Hypnotized by seasonlity
But the interesting thing is not here
Long-time reader Chris P. pointed me to this informative blog post by the Energy Institute at Haas (link) that compares different ways to plot time-series data with clear seasonality.
The "canonical" plot for this data set is a column chart.

This chart is made by CAISO, the California Independent System Operator. The data concern the amount of energy that is "curtailed" at solar and wind power generators for each month of each year. Curtailment is a measure of "idle capacity," the amount of additional energy that could have been produced based on the sunshine or wind that was available but wasn't produced due to other constraints.
(I don't think I completely grasp the import of the curtailment metric. It appears curtailment implies that some other factors were limiting energy production. Wouldn't it be more actionable to focus on those constraints, as opposed to a factor that is abundant and effectively free? Let's focus on the visualization in this post, though.)
The column chart reveals two quick insights: there is strong seasonality in this dataset, and in addition, we see a trend of growth from 2014 to 2026. We might surmise that this year (2026) might be an outlier. These three aspects feature frequently in time-series data, so this dataset is great for exploring visualizations.
The author tries a variety of plots: ridgeline, multiple lines, "cycle plot", and heatmap.
The multiple-line chart is a favorite of many.

On such charts, each line represents a year. The monthly values are vertically aligned, making it easy to spot seasonal patterns. As the author discovered, the "year-over-year overlay ... quickly becomes cluttered." If you blink, you may miss that the lowest two lines (gray and blue) do not depict single years but the average annual amount for multiple years.
Aggregation is one way to clean up the mess. Another is to use colors to differentiate foreground and background.
The line chart makes it much easier to locate the seasonal peaks, as well as to see the 2026 extreme.
The author favors the following "cycle plot".

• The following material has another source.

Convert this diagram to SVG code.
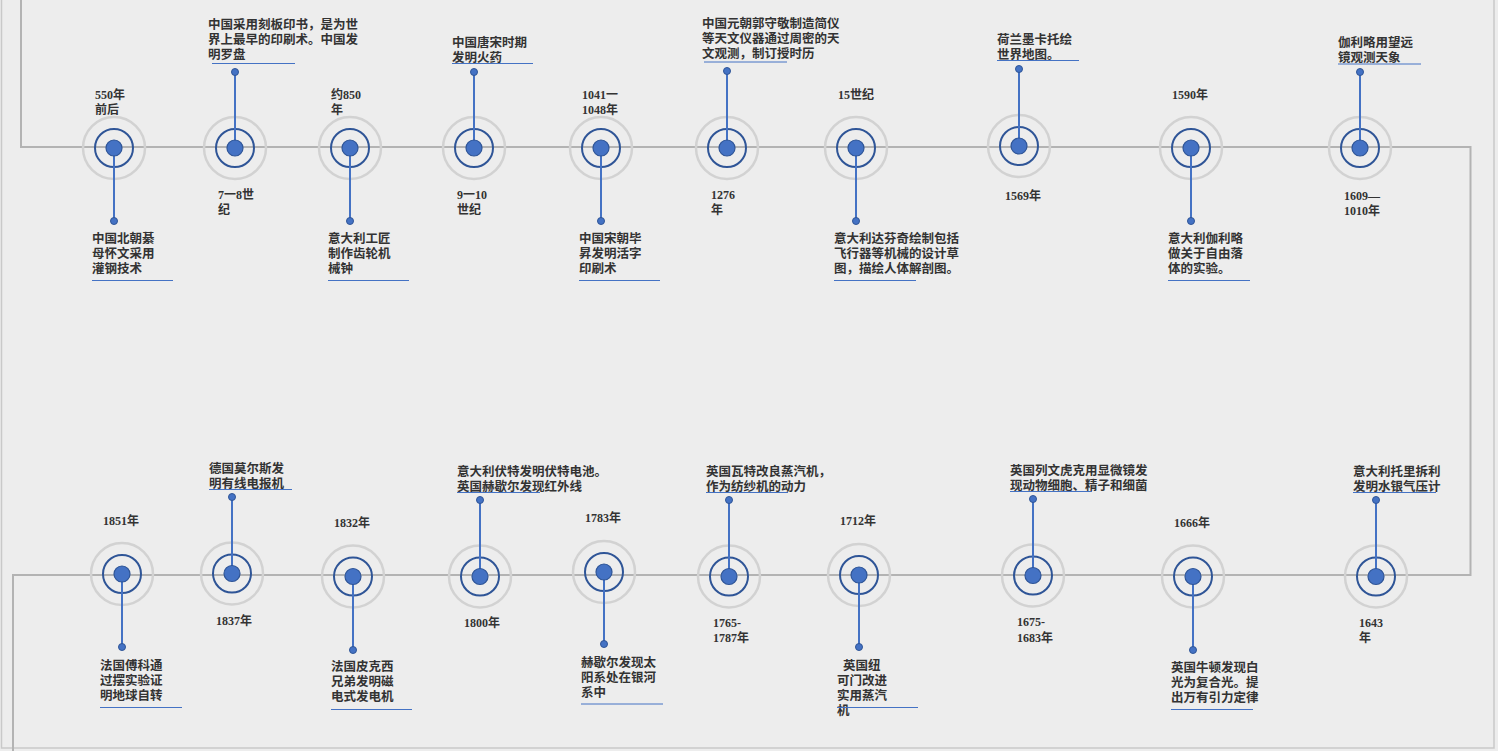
<svg xmlns="http://www.w3.org/2000/svg" width="1498" height="751" viewBox="0 0 1498 751">
<style>
.bg{fill:#ededed}
.frame{fill:none;stroke:#c9c9c9;stroke-width:1.5}
.tl{fill:none;stroke:#b3b3b3;stroke-width:2}
.outer{fill:none;stroke:#d2d2d2;stroke-width:2.5}
.ring{fill:none;stroke:#2f5597;stroke-width:2}
.dot{fill:#4472c4;stroke:#2f5597;stroke-width:1.2}
.stem{stroke:#4472c4;stroke-width:2}
.pin{fill:#4472c4;stroke:#2f5597;stroke-width:1}
.ul{stroke:#4472c4;stroke-width:1}
text{font-family:"Liberation Serif","Noto Sans CJK SC",serif;font-weight:700;fill:#333}
.t{font-size:12.5px}
.d{font-size:12px}
</style>
<rect class="bg" x="0" y="0" width="1498" height="751"/>
<rect class="frame" x="1.5" y="-2" width="1492.5" height="750"/>
<g id="connectors">
<path class="tl" d="M21,0 V147 H1470.5 V575 H13 V751"/>
</g>
<g id="n1">
<circle class="outer" cx="114" cy="148" r="31"/><circle class="ring" cx="114" cy="148" r="19"/>
<line class="stem" x1="114" y1="148" x2="114" y2="221"/><circle class="dot" cx="114" cy="148" r="8"/><circle class="pin" cx="114" cy="221" r="3.5"/>
<text class="d" x="95" y="99">550年</text><text class="d" x="95" y="114">前后</text>
<text class="t" x="92" y="243">中国北朝綦</text><text class="t" x="92" y="258">母怀文采用</text><text class="t" x="92" y="273">灌钢技术</text>
<line class="ul" x1="92" y1="280.5" x2="173" y2="280.5"/>
</g>
<g id="n2">
<circle class="outer" cx="235" cy="148" r="31"/><circle class="ring" cx="235" cy="148" r="19"/>
<line class="stem" x1="235" y1="148" x2="235" y2="72"/><circle class="dot" cx="235" cy="148" r="8"/><circle class="pin" cx="235" cy="72" r="3.5"/>
<text class="t" x="208" y="29">中国采用刻板印书，是为世</text><text class="t" x="208" y="44">界上最早的印刷术。中国发</text><text class="t" x="208" y="59">明罗盘</text>
<line class="ul" x1="212" y1="63.5" x2="295" y2="63.5"/>
<text class="d" x="218" y="199">7一8世</text><text class="d" x="218" y="214">纪</text>
</g>
<g id="n3">
<circle class="outer" cx="350" cy="148" r="31"/><circle class="ring" cx="350" cy="148" r="19"/>
<line class="stem" x1="350" y1="148" x2="350" y2="221"/><circle class="dot" cx="350" cy="148" r="8"/><circle class="pin" cx="350" cy="221" r="3.5"/>
<text class="d" x="331" y="99">约850</text><text class="d" x="331" y="114">年</text>
<text class="t" x="328" y="243">意大利工匠</text><text class="t" x="328" y="258">制作齿轮机</text><text class="t" x="328" y="273">械钟</text>
<line class="ul" x1="328" y1="280.5" x2="409" y2="280.5"/>
</g>
<g id="n4">
<circle class="outer" cx="474" cy="148" r="31"/><circle class="ring" cx="474" cy="148" r="19"/>
<line class="stem" x1="474" y1="148" x2="474" y2="72"/><circle class="dot" cx="474" cy="148" r="8"/><circle class="pin" cx="474" cy="72" r="3.5"/>
<text class="t" x="452" y="47">中国唐宋时期</text><text class="t" x="452" y="61.5">发明火药</text>
<line class="ul" x1="452" y1="63.5" x2="533" y2="63.5"/>
<text class="d" x="457" y="199">9一10</text><text class="d" x="457" y="214">世纪</text>
</g>
<g id="n5">
<circle class="outer" cx="601" cy="148" r="31"/><circle class="ring" cx="601" cy="148" r="19"/>
<line class="stem" x1="601" y1="148" x2="601" y2="221"/><circle class="dot" cx="601" cy="148" r="8"/><circle class="pin" cx="601" cy="221" r="3.5"/>
<text class="d" x="582" y="99">1041一</text><text class="d" x="582" y="114">1048年</text>
<text class="t" x="579" y="243">中国宋朝毕</text><text class="t" x="579" y="258">昇发明活字</text><text class="t" x="579" y="273">印刷术</text>
<line class="ul" x1="579" y1="280.5" x2="660" y2="280.5"/>
</g>
<g id="n6">
<circle class="outer" cx="727" cy="148" r="31"/><circle class="ring" cx="727" cy="148" r="19"/>
<line class="stem" x1="727" y1="148" x2="727" y2="71"/><circle class="dot" cx="727" cy="148" r="8"/><circle class="pin" cx="727" cy="71" r="3.5"/>
<text class="t" x="702" y="28">中国元朝郭守敬制造简仪</text><text class="t" x="702" y="43">等天文仪器通过周密的天</text><text class="t" x="702" y="58">文观测，制订授时历</text>
<line class="ul" x1="704" y1="62" x2="787" y2="62"/>
<text class="d" x="711" y="199">1276</text><text class="d" x="711" y="214">年</text>
</g>
<g id="n7">
<circle class="outer" cx="856" cy="148" r="31"/><circle class="ring" cx="856" cy="148" r="19"/>
<line class="stem" x1="856" y1="148" x2="856" y2="221"/><circle class="dot" cx="856" cy="148" r="8"/><circle class="pin" cx="856" cy="221" r="3.5"/>
<text class="d" x="838" y="99">15世纪</text>
<text class="t" x="834" y="243">意大利达芬奇绘制包括</text><text class="t" x="834" y="258">飞行器等机械的设计草</text><text class="t" x="834" y="273">图，描绘人体解剖图。</text>
<line class="ul" x1="834" y1="280.5" x2="916" y2="280.5"/>
</g>
<g id="n8">
<circle class="outer" cx="1019" cy="146" r="31"/><circle class="ring" cx="1019" cy="146" r="19"/>
<line class="stem" x1="1019" y1="146" x2="1019" y2="69"/><circle class="dot" cx="1019" cy="146" r="8"/><circle class="pin" cx="1019" cy="69" r="3.5"/>
<text class="t" x="997" y="44">荷兰墨卡托绘</text><text class="t" x="997" y="58.5">世界地图。</text>
<line class="ul" x1="997" y1="60.5" x2="1079" y2="60.5"/>
<text class="d" x="1005" y="199.5">1569年</text>
</g>
<g id="n9">
<circle class="outer" cx="1191" cy="148" r="31"/><circle class="ring" cx="1191" cy="148" r="19"/>
<line class="stem" x1="1191" y1="148" x2="1191" y2="221"/><circle class="dot" cx="1191" cy="148" r="8"/><circle class="pin" cx="1191" cy="221" r="3.5"/>
<text class="d" x="1172" y="99">1590年</text>
<text class="t" x="1168" y="243">意大利伽利略</text><text class="t" x="1168" y="258">做关于自由落</text><text class="t" x="1168" y="273">体的实验。</text>
<line class="ul" x1="1168" y1="280.5" x2="1250" y2="280.5"/>
</g>
<g id="n10">
<circle class="outer" cx="1360" cy="148" r="31"/><circle class="ring" cx="1360" cy="148" r="19"/>
<line class="stem" x1="1360" y1="148" x2="1360" y2="72"/><circle class="dot" cx="1360" cy="148" r="8"/><circle class="pin" cx="1360" cy="72" r="3.5"/>
<text class="t" x="1338" y="47">伽利略用望远</text><text class="t" x="1338" y="62">镜观测天象</text>
<line class="ul" x1="1338" y1="64" x2="1421" y2="64"/>
<text class="d" x="1344" y="199.5">1609—</text><text class="d" x="1344" y="214.5">1010年</text>
</g>
<g id="b1">
<circle class="outer" cx="122" cy="574" r="31"/><circle class="ring" cx="122" cy="574" r="19"/>
<line class="stem" x1="122" y1="574" x2="122" y2="647"/><circle class="dot" cx="122" cy="574" r="8"/><circle class="pin" cx="122" cy="647" r="3.5"/>
<text class="d" x="103" y="524.5">1851年</text>
<text class="t" x="100" y="670">法国傅科通</text><text class="t" x="100" y="685">过摆实验证</text><text class="t" x="100" y="700">明地球自转</text>
<line class="ul" x1="100" y1="707.5" x2="182" y2="707.5"/>
</g>
<g id="b2">
<circle class="outer" cx="232" cy="573.5" r="31"/><circle class="ring" cx="232" cy="573.5" r="19"/>
<line class="stem" x1="232" y1="573.5" x2="232" y2="497"/><circle class="dot" cx="232" cy="573.5" r="8"/><circle class="pin" cx="232" cy="497" r="3.5"/>
<text class="t" x="209" y="473">德国莫尔斯发</text><text class="t" x="209" y="488">明有线电报机</text>
<line class="ul" x1="209" y1="489.5" x2="292" y2="489.5"/>
<text class="d" x="216" y="624.5">1837年</text>
</g>
<g id="b3">
<circle class="outer" cx="353" cy="576.5" r="31"/><circle class="ring" cx="353" cy="576.5" r="19"/>
<line class="stem" x1="353" y1="576.5" x2="353" y2="650"/><circle class="dot" cx="353" cy="576.5" r="8"/><circle class="pin" cx="353" cy="650" r="3.5"/>
<text class="d" x="334" y="527">1832年</text>
<text class="t" x="331" y="671">法国皮克西</text><text class="t" x="331" y="686">兄弟发明磁</text><text class="t" x="331" y="701">电式发电机</text>
<line class="ul" x1="331" y1="709.5" x2="412" y2="709.5"/>
</g>
<g id="b4">
<circle class="outer" cx="480" cy="576.5" r="31"/><circle class="ring" cx="480" cy="576.5" r="19"/>
<line class="stem" x1="480" y1="576.5" x2="480" y2="500"/><circle class="dot" cx="480" cy="576.5" r="8"/><circle class="pin" cx="480" cy="500" r="3.5"/>
<text class="t" x="457" y="475.5">意大利伏特发明伏特电池。</text><text class="t" x="457" y="491">英国赫歇尔发现红外线</text>
<line class="ul" x1="457" y1="492.5" x2="540" y2="492.5"/>
<text class="d" x="464" y="627">1800年</text>
</g>
<g id="b5">
<circle class="outer" cx="604" cy="572" r="31"/><circle class="ring" cx="604" cy="572" r="19"/>
<line class="stem" x1="604" y1="572" x2="604" y2="644"/><circle class="dot" cx="604" cy="572" r="8"/><circle class="pin" cx="604" cy="644" r="3.5"/>
<text class="d" x="585" y="522">1783年</text>
<text class="t" x="581" y="667">赫歇尔发现太</text><text class="t" x="581" y="682">阳系处在银河</text><text class="t" x="581" y="697">系中</text>
<line class="ul" x1="581" y1="704" x2="663" y2="704"/>
</g>
<g id="b6">
<circle class="outer" cx="729" cy="576.5" r="31"/><circle class="ring" cx="729" cy="576.5" r="19"/>
<line class="stem" x1="729" y1="576.5" x2="729" y2="500"/><circle class="dot" cx="729" cy="576.5" r="8"/><circle class="pin" cx="729" cy="500" r="3.5"/>
<text class="t" x="706" y="475.5">英国瓦特改良蒸汽机，</text><text class="t" x="706" y="490.5">作为纺纱机的动力</text>
<line class="ul" x1="706" y1="492.5" x2="788" y2="492.5"/>
<text class="d" x="713" y="627">1765-</text><text class="d" x="713" y="642">1787年</text>
</g>
<g id="b7">
<circle class="outer" cx="859" cy="575" r="31"/><circle class="ring" cx="859" cy="575" r="19"/>
<line class="stem" x1="859" y1="575" x2="859" y2="647"/><circle class="dot" cx="859" cy="575" r="8"/><circle class="pin" cx="859" cy="647" r="3.5"/>
<text class="d" x="840" y="524.5">1712年</text>
<text class="t" x="843" y="669.5">英国纽</text><text class="t" x="837" y="684.5">可门改进</text><text class="t" x="837" y="699.5">实用蒸汽</text><text class="t" x="837" y="714.5">机</text>
<line class="ul" x1="837" y1="707.5" x2="918" y2="707.5"/>
</g>
<g id="b8">
<circle class="outer" cx="1033" cy="575.5" r="31"/><circle class="ring" cx="1033" cy="575.5" r="19"/>
<line class="stem" x1="1033" y1="575.5" x2="1033" y2="499"/><circle class="dot" cx="1033" cy="575.5" r="8"/><circle class="pin" cx="1033" cy="499" r="3.5"/>
<text class="t" x="1010" y="474.5">英国列文虎克用显微镜发</text><text class="t" x="1010" y="490">现动物细胞、精子和细菌</text>
<line class="ul" x1="1010" y1="491.5" x2="1092" y2="491.5"/>
<text class="d" x="1017" y="626">1675-</text><text class="d" x="1017" y="641.5">1683年</text>
</g>
<g id="b9">
<circle class="outer" cx="1193" cy="576.5" r="31"/><circle class="ring" cx="1193" cy="576.5" r="19"/>
<line class="stem" x1="1193" y1="576.5" x2="1193" y2="650"/><circle class="dot" cx="1193" cy="576.5" r="8"/><circle class="pin" cx="1193" cy="650" r="3.5"/>
<text class="d" x="1174" y="527">1666年</text>
<text class="t" x="1171" y="672">英国牛顿发现白</text><text class="t" x="1171" y="687">光为复合光。提</text><text class="t" x="1171" y="702">出万有引力定律</text>
<line class="ul" x1="1171" y1="709.5" x2="1253" y2="709.5"/>
</g>
<g id="b10">
<circle class="outer" cx="1376" cy="576.5" r="31"/><circle class="ring" cx="1376" cy="576.5" r="19"/>
<line class="stem" x1="1376" y1="576.5" x2="1376" y2="500"/><circle class="dot" cx="1376" cy="576.5" r="8"/><circle class="pin" cx="1376" cy="500" r="3.5"/>
<text class="t" x="1353" y="475.5">意大利托里拆利</text><text class="t" x="1353" y="491">发明水银气压计</text>
<line class="ul" x1="1353" y1="492.5" x2="1436" y2="492.5"/>
<text class="d" x="1359" y="627">1643</text><text class="d" x="1359" y="642">年</text>
</g>
</svg>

If you haven't seen this chart before, you'll need a minute or two to learn how to read it.
One way to get there: start with the multiple-line chart above, swap the roles of the month and the year, so that each line represents a month, and the horizontal axis runs through the years; lastly, remove the overlay and give each line its own plot area.
On this "cycle plot", each line traces the change in values for a given month. The increasing trend over years is obvious; this chart specifically highlights the varying slopes of this growth by month of year.
(At least one of you will comment below and complain that the lines connect observations one year apart, and prefer to see a column chart instead. For this visualization, it's a reasonable variation. As many readers know, I don't think much of the "rule" that says lines only for continuous data.)
What about the seasonality? It's there, but not as obvious. The average seasonal shape is, roughly speaking, the line that connects the average value on each plot. Imagine an envelope that hovers over these lines; that's the seasonality, roughly.
See this related post about the "spiral of death" Arctic ice volume chart. The solution is very similar.
When it comes to time-series data, many researchers are hypnotized by seasonality. Upon seeing seasonality, they stop seeing other things.
That's the biggest flaw of the multiple-lines presentation. That chart emphasizes the seasonal pattern of the data within any given year. By focusing on seasonality, the design makes it much tougher to discern the year-to-year trends.
But the seasonal pattern in this dataset is not shifting in any meaningful way. There is more interesting things going on in the trend.